To Benjamin Franklin from Johann Adolf Behrends, 28 October 1778: résumé
From Johann Adolf Behrends3
ALS: American Philosophical Society
<Frankfurt am Main, October 28, 1778, in Latin: I am asking my good friend Mr. Bethmann,4 who is leaving for France, to bring you this letter. It expresses my admiration for you as founder of the fatherland, doctor of the human race on the matter of bodies’ electrical energy and illustrious member of the Republic of letters; most of all it tries to convey my boundless esteem for you as a human being. I burn with desire to meet you and render any service I can.

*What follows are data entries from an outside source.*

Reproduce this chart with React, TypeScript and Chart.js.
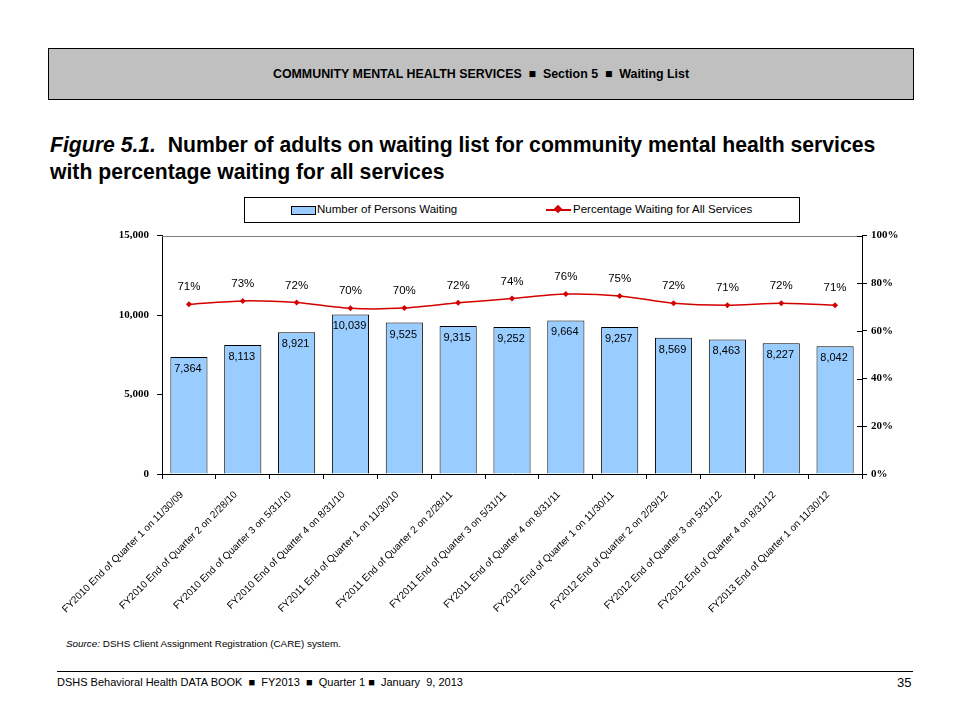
import React, { useEffect, useRef } from 'react';
import { Chart, registerables } from 'chart.js';

Chart.register(...registerables);

const categories = [
  'FY2010 End of Quarter 1 on 11/30/09',
  'FY2010 End of Quarter 2 on 2/28/10',
  'FY2010 End of Quarter 3 on 5/31/10',
  'FY2010 End of Quarter 4 on 8/31/10',
  'FY2011 End of Quarter 1 on 11/30/10',
  'FY2011 End of Quarter 2 on 2/28/11',
  'FY2011 End of Quarter 3 on 5/31/11',
  'FY2011 End of Quarter 4 on 8/31/11',
  'FY2012 End of Quarter 1 on 11/30/11',
  'FY2012 End of Quarter 2 on 2/29/12',
  'FY2012 End of Quarter 3 on 5/31/12',
  'FY2012 End of Quarter 4 on 8/31/12',
  'FY2013 End of Quarter 1 on 11/30/12',
];
const personsWaiting = [7364, 8113, 8921, 10039, 9525, 9315, 9252, 9664, 9257, 8569, 8463, 8227, 8042];
const percentWaiting = [71.2, 72.6, 71.9, 69.5, 69.6, 71.8, 73.6, 75.5, 74.7, 71.6, 70.8, 71.6, 70.8];
const percentLabels = ['71%', '73%', '72%', '70%', '70%', '72%', '74%', '76%', '75%', '72%', '71%', '72%', '71%'];
const leftTickStep = 5000;
const leftMax = 15000;
const rightTickStep = 20;
const rightMax = 100;

const SANS = '"Liberation Sans", Arial, sans-serif';
const SERIF = '"Liberation Serif", "Times New Roman", serif';

const labelPlugin = {
  id: 'customLabels',
  afterDatasetsDraw(chart: any) {
    const ctx = chart.ctx;
    ctx.save();
    ctx.fillStyle = '#000';
    ctx.font = `11px ${SANS}`;
    ctx.textAlign = 'center';
    ctx.textBaseline = 'alphabetic';
    const barMeta = chart.getDatasetMeta(0);
    barMeta.data.forEach((bar: any, i: number) => {
      ctx.fillText(personsWaiting[i].toLocaleString('en-US'), bar.x - 1, bar.y + 15);
    });
    ctx.font = `11.5px ${SANS}`;
    const lineMeta = chart.getDatasetMeta(1);
    lineMeta.data.forEach((pt: any, i: number) => {
      ctx.fillText(percentLabels[i], pt.x, pt.y - 14);
    });
    ctx.restore();
  },
  afterDraw(chart: any) {
    const ctx = chart.ctx;
    const a = chart.chartArea;
    ctx.save();
    ctx.strokeStyle = '#808080';
    ctx.lineWidth = 1;
    ctx.beginPath();
    ctx.moveTo(a.left, Math.round(a.top) + 0.5);
    ctx.lineTo(a.right, Math.round(a.top) + 0.5);
    ctx.stroke();
    const y1 = chart.scales.y1;
    ctx.strokeStyle = '#000';
    y1.ticks.forEach((t: any) => {
      const py = Math.round(y1.getPixelForValue(t.value)) + 0.5;
      ctx.beginPath();
      ctx.moveTo(a.right - 5, py);
      ctx.lineTo(a.right, py);
      ctx.stroke();
    });
    ctx.restore();
  },
};

function ChartCanvas() {
  const ref = useRef<HTMLCanvasElement>(null);
  useEffect(() => {
    if (!ref.current) return;
    const chart = new Chart(ref.current, {
      type: 'bar',
      data: {
        labels: categories,
        datasets: [
          {
            type: 'bar',
            label: 'Number of Persons Waiting',
            data: personsWaiting,
            backgroundColor: '#99ccff',
            borderColor: '#000000',
            borderWidth: 1,
            barPercentage: 0.69,
            categoryPercentage: 1,
            yAxisID: 'y',
            order: 2,
          },
          {
            type: 'line',
            label: 'Percentage Waiting for All Services',
            data: percentWaiting,
            borderColor: '#d40000',
            backgroundColor: '#d40000',
            borderWidth: 1.5,
            pointRadius: 3,
            pointStyle: 'rectRot',
            pointBorderWidth: 0,
            tension: 0.25,
            yAxisID: 'y1',
            order: 1,
          } as any,
        ],
      },
      options: {
        responsive: false,
        animation: false,
        layout: { padding: { top: 10, left: 0, right: 0, bottom: 0 } },
        plugins: {
          legend: { display: false },
          tooltip: { enabled: false },
        },
        scales: {
          x: {
            grid: { display: true, drawOnChartArea: false, tickLength: 5, color: '#000' },
            border: { display: true, color: '#000' },
            ticks: {
              autoSkip: false,
              maxRotation: 45,
              minRotation: 45,
              color: '#000',
              font: { family: SANS, size: 10 },
              padding: 10,
              labelOffset: -7,
            },
            afterFit: (s: any) => { s.height = 152; },
          },
          y: {
            position: 'left',
            min: 0,
            max: leftMax,
            grid: { display: true, drawOnChartArea: false, tickLength: 5, color: '#000' },
            border: { display: true, color: '#000' },
            ticks: {
              stepSize: leftTickStep,
              color: '#000',
              padding: 8,
              font: { family: SERIF, size: 11, weight: 'bold' },
              callback: (v: any) => Number(v).toLocaleString('en-US'),
            },
            afterFit: (s: any) => { s.width = 122; },
          },
          y1: {
            position: 'right',
            min: 0,
            max: rightMax,
            grid: { display: true, drawOnChartArea: false, tickLength: 5, color: '#000' },
            border: { display: true, color: '#000' },
            ticks: {
              stepSize: rightTickStep,
              color: '#000',
              padding: 4,
              font: { family: SERIF, size: 11, weight: 'bold' },
              callback: (v: any) => `${v}%`,
            },
            afterFit: (s: any) => { s.width = 58; },
          },
        },
      },
      plugins: [labelPlugin],
    });
    return () => chart.destroy();
  }, []);
  return (
    <canvas
      ref={ref}
      width={880}
      height={405}
      style={{ position: 'absolute', left: 40, top: 221, width: 880, height: 405 }}
    />
  );
}

export default function App() {
  return (
    <div
      style={{
        position: 'absolute',
        left: 0,
        top: 0,
        width: 960,
        height: 720,
        background: '#fff',
        fontFamily: SANS,
        overflow: 'hidden',
      }}
    >
      <div
        style={{
          position: 'absolute',
          left: 48,
          top: 48,
          width: 864,
          height: 50,
          background: '#c0c0c0',
          border: '1px solid #000',
          display: 'flex',
          alignItems: 'center',
          justifyContent: 'center',
          fontSize: 12.4,
          fontWeight: 'bold',
          color: '#000',
          whiteSpace: 'pre',
        }}
      >
        {'COMMUNITY MENTAL HEALTH SERVICES  ■  Section 5  ■  Waiting List'}
      </div>
      <div
        style={{
          position: 'absolute',
          left: 50,
          top: 131,
          width: 900,
          fontSize: 21.2,
          fontWeight: 'bold',
          lineHeight: '27px',
          color: '#000',
          whiteSpace: 'nowrap',
        }}
      >
        <i>Figure 5.1.</i>&nbsp; Number of adults on waiting list for community mental health services
        <br />
        with percentage waiting for all services
      </div>
      <div
        style={{
          position: 'absolute',
          left: 244,
          top: 197,
          width: 554,
          height: 24,
          border: '1px solid #000',
          fontSize: 11.5,
          color: '#000',
        }}
      >
        <div style={{ position: 'absolute', left: 46, top: 8, width: 23, height: 7, background: '#99ccff', border: '1px solid #000' }} />
        <div style={{ position: 'absolute', left: 72, top: 5, whiteSpace: 'nowrap' }}>Number of Persons Waiting</div>
        <div style={{ position: 'absolute', left: 301, top: 11, width: 25, height: 1.5, background: '#d40000' }} />
        <div
          style={{
            position: 'absolute',
            left: 310,
            top: 8,
            width: 6,
            height: 6,
            background: '#d40000',
            transform: 'rotate(45deg)',
          }}
        />
        <div style={{ position: 'absolute', left: 328, top: 5, whiteSpace: 'nowrap' }}>Percentage Waiting for All Services</div>
      </div>
      <ChartCanvas />
      <div style={{ position: 'absolute', left: 66, top: 638, fontSize: 9.9, color: '#000', whiteSpace: 'nowrap' }}>
        <i>Source:</i> DSHS Client Assignment Registration (CARE) system.
      </div>
      <div style={{ position: 'absolute', left: 57, top: 671, width: 856, height: 1, background: '#000' }} />
      <div style={{ position: 'absolute', left: 57, top: 676, fontSize: 11, color: '#000', whiteSpace: 'pre' }}>
        {'DSHS Behavioral Health DATA BOOK  ■  FY2013  ■  Quarter 1 ■  January  9, 2013'}
      </div>
      <div style={{ position: 'absolute', left: 897, top: 675, fontSize: 13, color: '#000' }}>35</div>
    </div>
  );
}
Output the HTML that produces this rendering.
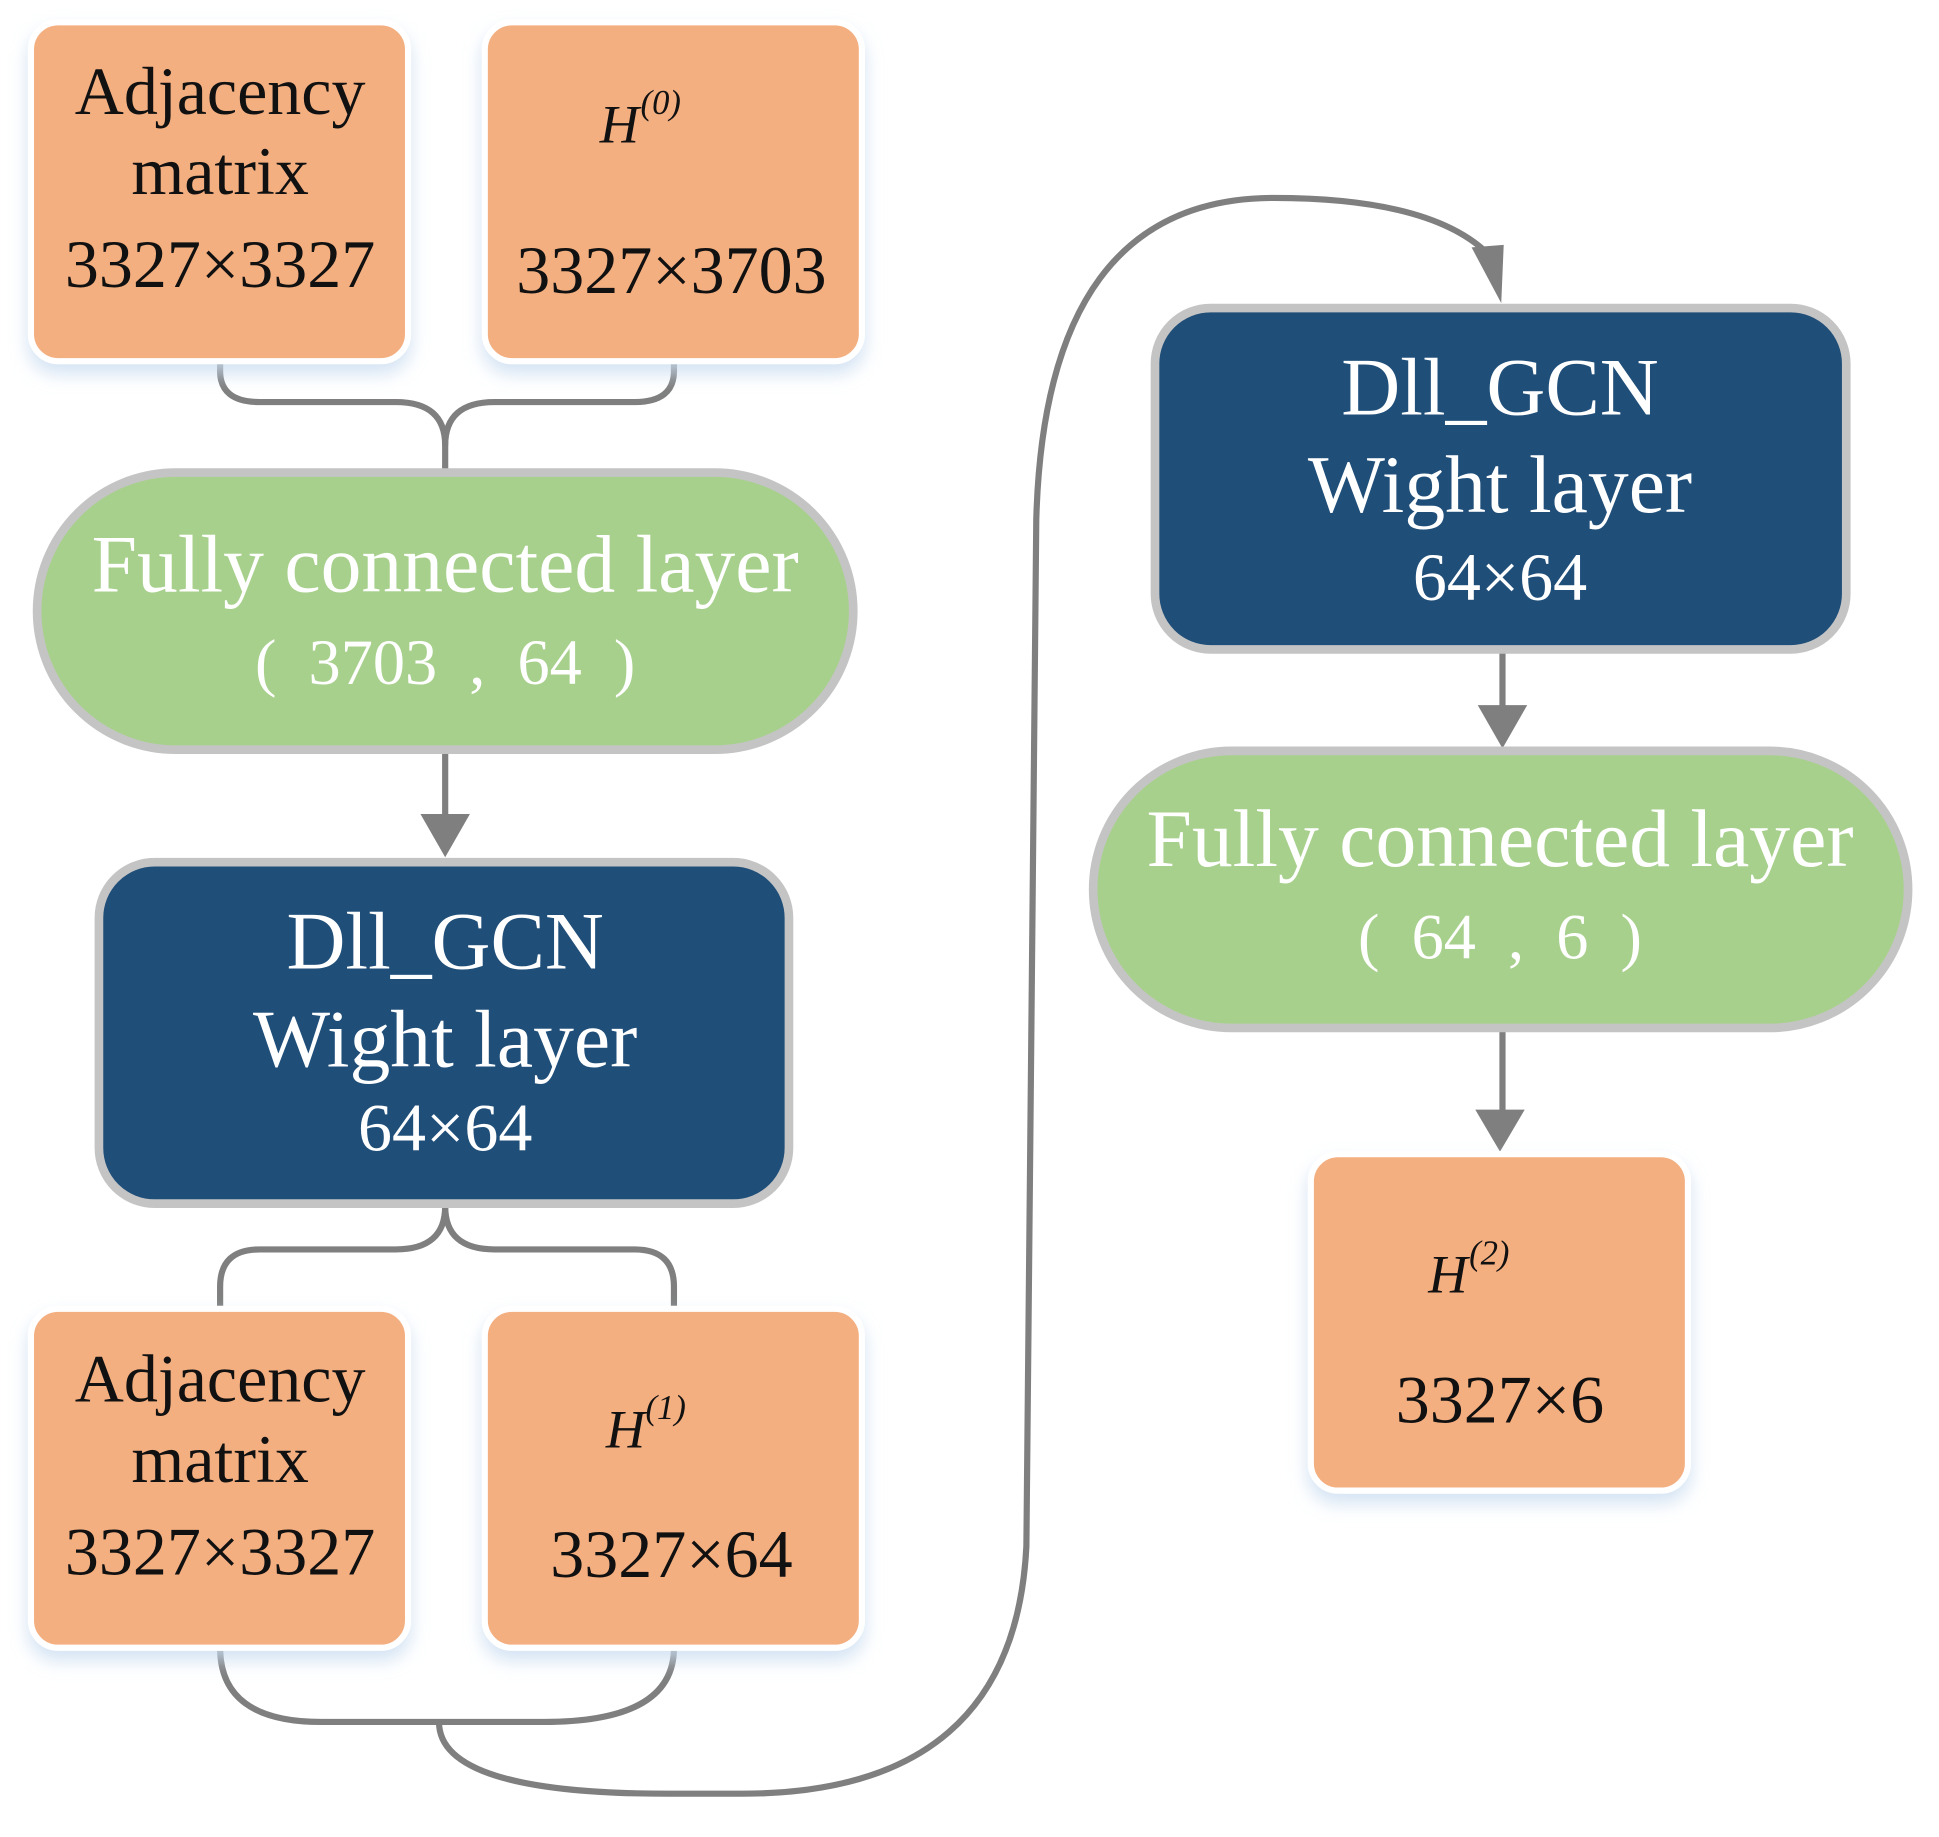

Accept my congratulations on your appointment as foreign member of the French Royal Society of Medicine. May God grant you the freedom of your country!>
3. He signs himself Joann. Adolph. Behrends, M.D. Reipublicae Moeno francofurtensi Phÿsicus. Behrends (1740–1811) was appointed doctor for the city orphanage in 1782 and named first administrator at the medical institute founded by Frankfurt’s noted benefactor, Johann Christian Senckenberg. He was the author of Der Einwohner in Frankfurt in Absicht auf seine Fruchtbarkeit, Moralität und Gesundheit geschildert (Frankfurt, 1771): Biographisches Lexikon der hervorrangenden Aerzte aller Zeiten und Völker, August Hirsch, ed. (6 vols., Vienna and Leipzig, 1884–88), I, 372.
4. Either Johann Philipp (1715–1793), Simon Moritz (1721–1782) or Peter Heinrich Metzler (1744–1800) of the Frankfurt banking firm, Gebrüder Bethmann, which became the city’s leading competitor to the House of Rothschild: Udo Heyn, Private Banking and Industrialization: the Case of Frankfurt am Main, 1825–1875 (New York, 1981), p. 169 and passim. In an undated note, Bethmann indicates that he did stop by to see BF and JA one evening, without success, and would call again the following day. APS.